You’ve got to at least give Senate Minority Leader Mitch McConnell (R-Ky.) some credit for candor.
Anything that looks back to the final ugly spasms of the Trump presidency, as opposed to pressing the case against the current occupant of the White House and his party, would hurt the Republicans’ chances for gaining back control of Congress, McConnell acknowledged to reporters on Tuesday.
That was another way of saying that he would prefer that voters not be reminded of Trump’s own culpability for inciting his supporters to smash their way into the Capitol two weeks before he was due to be evicted from the White House — and for doing little to stop a rampaging mob that Trump subsequently described as “very special” people.
Sen. Lisa Murkowski (R-Alaska) bluntly and fairly criticized McConnell’s rationale as “a decision for the short-term political gain at the expense of understanding and acknowledging what was in front of us on Jan. 6. I think we need to look at that critically. Is that really what this is about … one election cycle after another?”
Apparently, yes. It is what this is about for Republican leaders in Congress.
Despite the fact that Democrats had given them just about everything they had claimed to want — including a power-sharing arrangement under which the GOP would have equal representation on the 10-member panel, as well as a say in any subpoenas it might issue— McConnell mustered enough votes among his members to effectively kill the proposal for a commission.
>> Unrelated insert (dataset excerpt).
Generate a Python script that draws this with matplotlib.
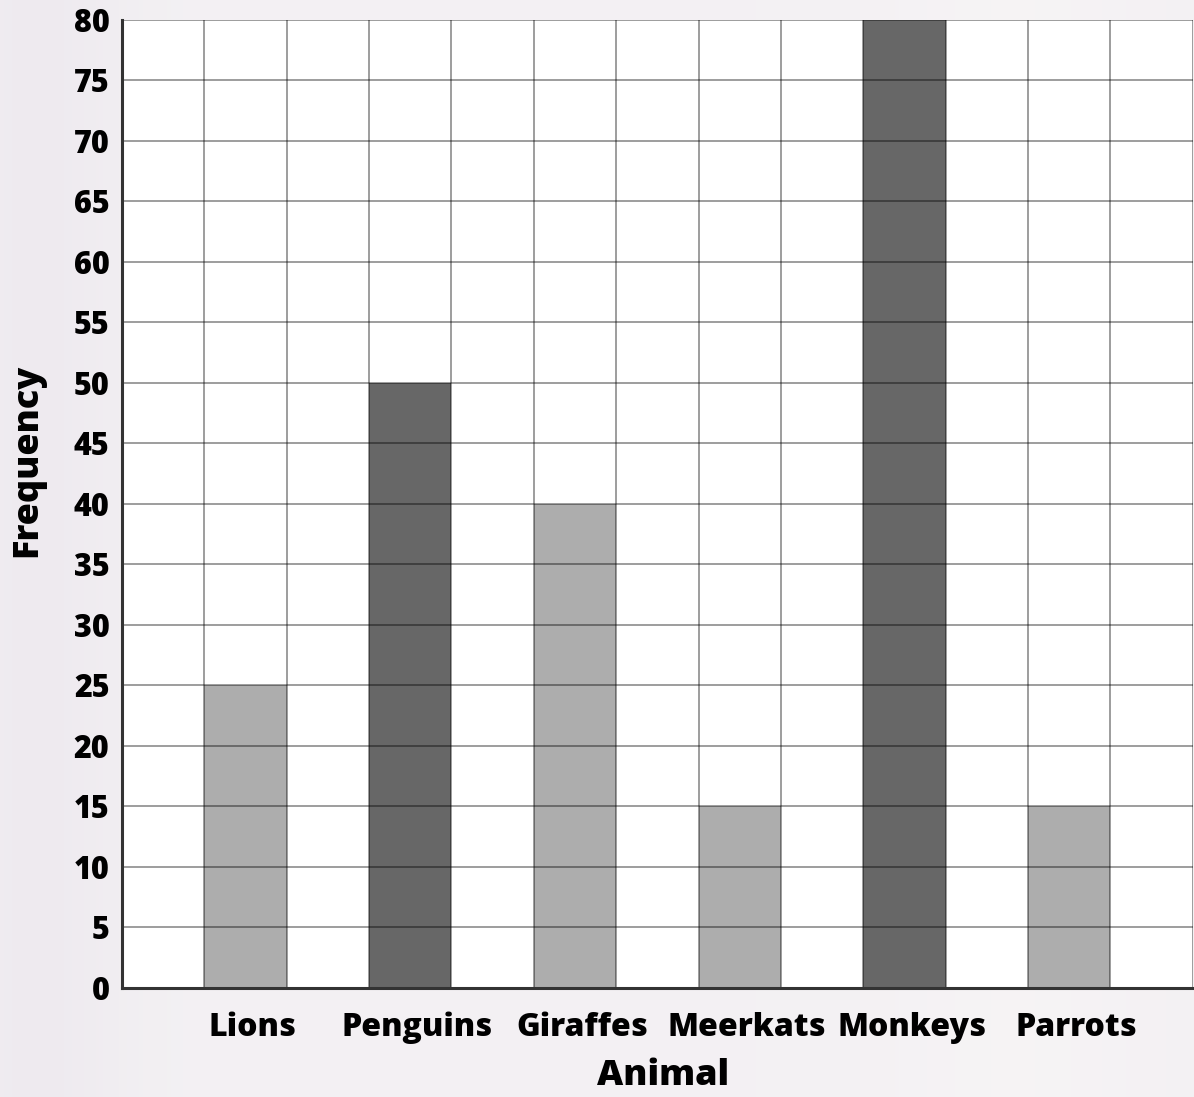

The vote in favor of allowing debate to proceed was 54 to 35, which was six votes shy of the 60 needed to overcome a filibuster. Only six Republicans broke ranks: Murkowski, Bill Cassidy (La.), Rob Portman (Ohio), Mitt Romney (Utah), Ben Sasse (Neb.) and Susan Collins (Maine).
Notably, 11 senators — nine Republicans and two Democrats — were absent for the vote. However, given the positions that most of them had staked out in advance, there is no reason to believe their presence would have changed the outcome.
On its face, quashing the proposed commission, which would have been structured on the model of the one set up after the 9/11 terrorist attacks, is yet more evidence of the hold that Trump still has on his party.
After nearly three dozen GOP members joined Democrats in the House last week to approve the proposed commission, the former president issued a statement blasting those “35 wayward Republicans” and warning of “consequences to being ineffective and weak.”
Their counterparts in the Senate got the message. Republicans quake at the thought of doing anything that might cause Mt. Trump to erupt.
But there is an even darker reason to explain why they appear less concerned about paying a price for failing to reckon with what happened on Jan. 6, which was also an assault on the integrity of this country’s democratic processes.
The more dangerous truth is that a not-insignificant portion of the GOP’s Trumpian base actually appears to believe that the violent mob was justified in its effort to disrupt Congress as it conducted its pro forma tally of the electoral votes that made Joe Biden the 46th president.
These are the people who have bought into Trump’s lie that the 2020 election was stolen from him, and who share at least some of the unhinged theories that fuel the QAnon movement.
A new poll released by the nonpartisan Public Religion Research Institute and the Interfaith Youth Core shows that these dangerous and conspiratorial beliefs are not confined to the country’s dank backwaters.
Fully 20 percent of more than 5,500 adults questioned in all 50 states — and 28 percent of Republicans among them — said they agreed with the statement that “there is a storm coming soon that will sweep away the elites in power and restore the rightful leaders.”
Even more worrisome were the 15 percent overall — and, again, 28 percent of Republicans — who were of the opinion that because “things have gotten so off track, true American patriots may have to resort to violence in order to save our country.”
What Republicans made clear with their vote on Friday is that they would rather allow this thinking to fester within their base, and hope that it works to their electoral advantage, than to stand up to it.
McConnell may be right that dodging and delaying accountability for what happened on Jan. 6 could help Republicans win back power in Congress. But by standing in the way of a reckoning with the poisonous forces that are growing within the ranks of their own party, they are doing a disservice to the country — one for which democracy itself will ultimately pay a price.